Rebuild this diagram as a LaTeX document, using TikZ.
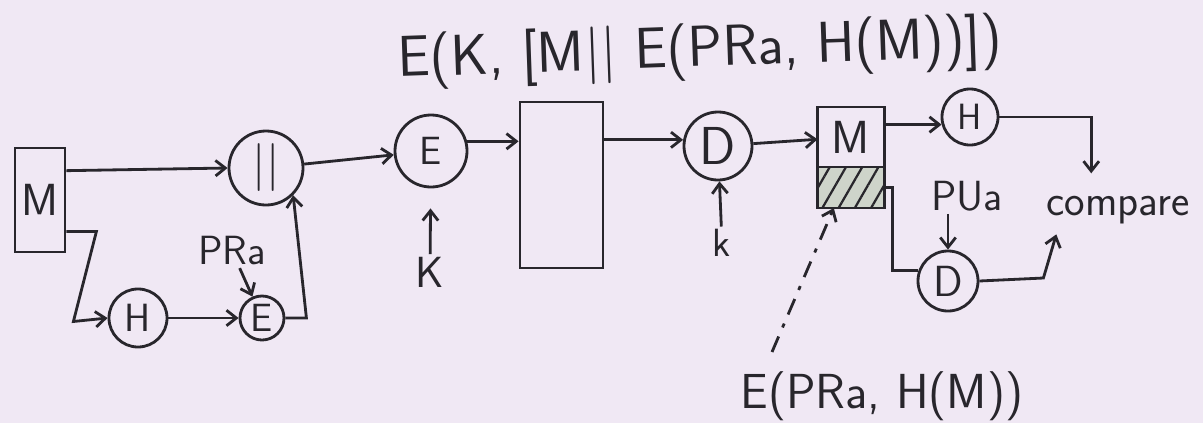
\documentclass[tikz,border=0pt]{standalone}
\usepackage{tikz}
\usetikzlibrary{arrows.meta, positioning, calc, patterns.meta}
\definecolor{paper}{RGB}{240,232,244}
\definecolor{ink}{RGB}{40,38,44}
\definecolor{hatch}{RGB}{206,212,202}

\begin{document}
\begin{tikzpicture}[
    x=0.025cm, y=-0.025cm,
    line width=2pt, color=ink,
    >={Straight Barb[length=7pt,width=11pt]},
    font=\sffamily,
    txt/.style={font=\sffamily\fontsize{#1}{#1}\selectfont, inner sep=1pt},
    blk/.style={rectangle, draw, minimum width=#1},
    circ/.style={circle, draw, minimum size=#1, inner sep=0pt},
    arrow/.style={->},
    ptr/.style={->, dash pattern=on 12pt off 7pt on 3pt off 7pt},
]
    \path[use as bounding box, fill=paper] (0,0) rectangle (1203,423);

    % sender
    \node[blk=1.25cm, minimum height=2.6cm, txt=32] (msg) at (40,200) {M};
    \node[circ=1.85cm, txt=34] (cat) at (266,168) {||};
    \node[circ=1.45cm, txt=28] (hsh) at (138,318) {H};
    \node[circ=1.1cm, txt=28] (sig) at (262,318) {E};
    \node[txt=29] (prA) at (232,251) {PRa};
    \node[circ=1.8cm, txt=28] (enc) at (431,151) {E};
    \node[txt=31] (kIn) at (430,272) {K};
    \node[txt=41, rotate=2] (ttl) at (700,52) {E(K, [M|| E(PRa, H(M))])};

    % channel
    \node[blk=2.075cm, minimum height=4.15cm] (chan) at (561.5,185) {};

    % receiver
    \node[circ=1.7cm, txt=38] (dec) at (718,146) {D};
    \node[txt=28] (kOut) at (722,243) {k};
    \node[blk=1.675cm, minimum height=1.5cm, outer sep=0pt, txt=33] (rcvM) at (851,137) {M};
    \node[blk=1.675cm, minimum height=1.025cm, outer sep=0pt, below=0pt of rcvM, fill=hatch,
          postaction={pattern={Lines[angle=60,distance=10pt,line width=1.6pt]}, pattern color=ink}] (rcvS) {};
    \node[circ=1.4cm, txt=26] (hOut) at (970,117) {H};
    \node[txt=30] (puA) at (967,196) {PUa};
    \node[circ=1.5cm, txt=31] (dec2) at (948,281) {D};
    \node[txt=31] (cmp) at (1118,210) {compare};
    \node[txt=35] (sigLbl) at (882,396) {E(PRa, H(M))};
    \coordinate (tail) at (772,352);

    \draw[arrow] (msg.48) -- (cat.west);
    \draw[arrow] (msg.-50) -- ++(30,0) -- ++(-23,90) -- (hsh.west);
    \draw[arrow] (hsh) -- (sig);
    \draw[arrow] (prA) -- (sig);
    \draw[arrow] (sig.east) -- ++(21,0) -- (cat.-45);
    \draw[arrow] (cat) -- (enc);
    \draw[arrow, shorten >=0.5cm] (kIn) -- (enc);
    \draw[arrow] (enc.15) -- (enc.15 -| chan.west);
    \draw[arrow] (dec.170 -| chan.east) -- (dec.170);
    \draw[arrow] (kOut) -- (dec);
    \draw[arrow] (dec) -- (rcvM);
    \draw[arrow] (hOut.195 -| rcvM.east) -- (hOut.195);
    \draw[arrow, shorten >=0.5cm] (hOut.east) -| ($(cmp.north west)!.32!(cmp.north east)$);
    \draw (rcvS.east) -- ++(8,0) |- (dec2.160);
    \draw[arrow] (dec2.north |- puA.south) -- (dec2.north);
    \draw[arrow, shorten >=0.2cm] (dec2.east) -- ++(64,-3) -- ($(cmp.south west)!.1!(cmp.south east)$);
    \draw[ptr] (tail) -- (rcvS.230);
\end{tikzpicture}
\end{document}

════════════════

PROBLEM REQUIREMENTS:
Reproduce all of the data exactly, omitting each picture it holds.

OUTPUT FOR THIS EXERCISE:
Rebuild this diagram as a LaTeX document, using TikZ.
\documentclass[tikz,border=0pt]{standalone}
\usepackage{tikz}
\usetikzlibrary{arrows.meta, positioning, calc, patterns.meta}
\definecolor{paper}{RGB}{240,232,244}
\definecolor{ink}{RGB}{40,38,44}
\definecolor{hatch}{RGB}{206,212,202}

\begin{document}
\begin{tikzpicture}[
    x=0.025cm, y=-0.025cm,
    line width=2pt, color=ink,
    >={Straight Barb[length=7pt,width=11pt]},
    font=\sffamily,
    txt/.style={font=\sffamily\fontsize{#1}{#1}\selectfont, inner sep=1pt},
    blk/.style={rectangle, draw, minimum width=#1},
    circ/.style={circle, draw, minimum size=#1, inner sep=0pt},
    arrow/.style={->},
    ptr/.style={->, dash pattern=on 12pt off 7pt on 3pt off 7pt},
]
    \path[use as bounding box, fill=paper] (0,0) rectangle (1203,423);

    % sender
    \node[blk=1.25cm, minimum height=2.6cm, txt=32] (msg) at (40,200) {M};
    \node[circ=1.85cm, txt=34] (cat) at (266,168) {||};
    \node[circ=1.45cm, txt=28] (hsh) at (138,318) {H};
    \node[circ=1.1cm, txt=28] (sig) at (262,318) {E};
    \node[txt=29] (prA) at (232,251) {PRa};
    \node[circ=1.8cm, txt=28] (enc) at (431,151) {E};
    \node[txt=31] (kIn) at (430,272) {K};
    \node[txt=41, rotate=2] (ttl) at (700,52) {E(K, [M|| E(PRa, H(M))])};

    % channel
    \node[blk=2.075cm, minimum height=4.15cm] (chan) at (561.5,185) {};

    % receiver
    \node[circ=1.7cm, txt=38] (dec) at (718,146) {D};
    \node[txt=28] (kOut) at (722,243) {k};
    \node[blk=1.675cm, minimum height=1.5cm, outer sep=0pt, txt=33] (rcvM) at (851,137) {M};
    \node[blk=1.675cm, minimum height=1.025cm, outer sep=0pt, below=0pt of rcvM, fill=hatch,
          postaction={pattern={Lines[angle=60,distance=10pt,line width=1.6pt]}, pattern color=ink}] (rcvS) {};
    \node[circ=1.4cm, txt=26] (hOut) at (970,117) {H};
    \node[txt=30] (puA) at (967,196) {PUa};
    \node[circ=1.5cm, txt=31] (dec2) at (948,281) {D};
    \node[txt=31] (cmp) at (1118,210) {compare};
    \node[txt=35] (sigLbl) at (882,396) {E(PRa, H(M))};
    \coordinate (tail) at (772,352);

    \draw[arrow] (msg.48) -- (cat.west);
    \draw[arrow] (msg.-50) -- ++(30,0) -- ++(-23,90) -- (hsh.west);
    \draw[arrow] (hsh) -- (sig);
    \draw[arrow] (prA) -- (sig);
    \draw[arrow] (sig.east) -- ++(21,0) -- (cat.-45);
    \draw[arrow] (cat) -- (enc);
    \draw[arrow, shorten >=0.5cm] (kIn) -- (enc);
    \draw[arrow] (enc.15) -- (enc.15 -| chan.west);
    \draw[arrow] (dec.170 -| chan.east) -- (dec.170);
    \draw[arrow] (kOut) -- (dec);
    \draw[arrow] (dec) -- (rcvM);
    \draw[arrow] (hOut.195 -| rcvM.east) -- (hOut.195);
    \draw[arrow, shorten >=0.5cm] (hOut.east) -| ($(cmp.north west)!.32!(cmp.north east)$);
    \draw (rcvS.east) -- ++(8,0) |- (dec2.160);
    \draw[arrow] (dec2.north |- puA.south) -- (dec2.north);
    \draw[arrow, shorten >=0.2cm] (dec2.east) -- ++(64,-3) -- ($(cmp.south west)!.1!(cmp.south east)$);
    \draw[ptr] (tail) -- (rcvS.230);
\end{tikzpicture}
\end{document}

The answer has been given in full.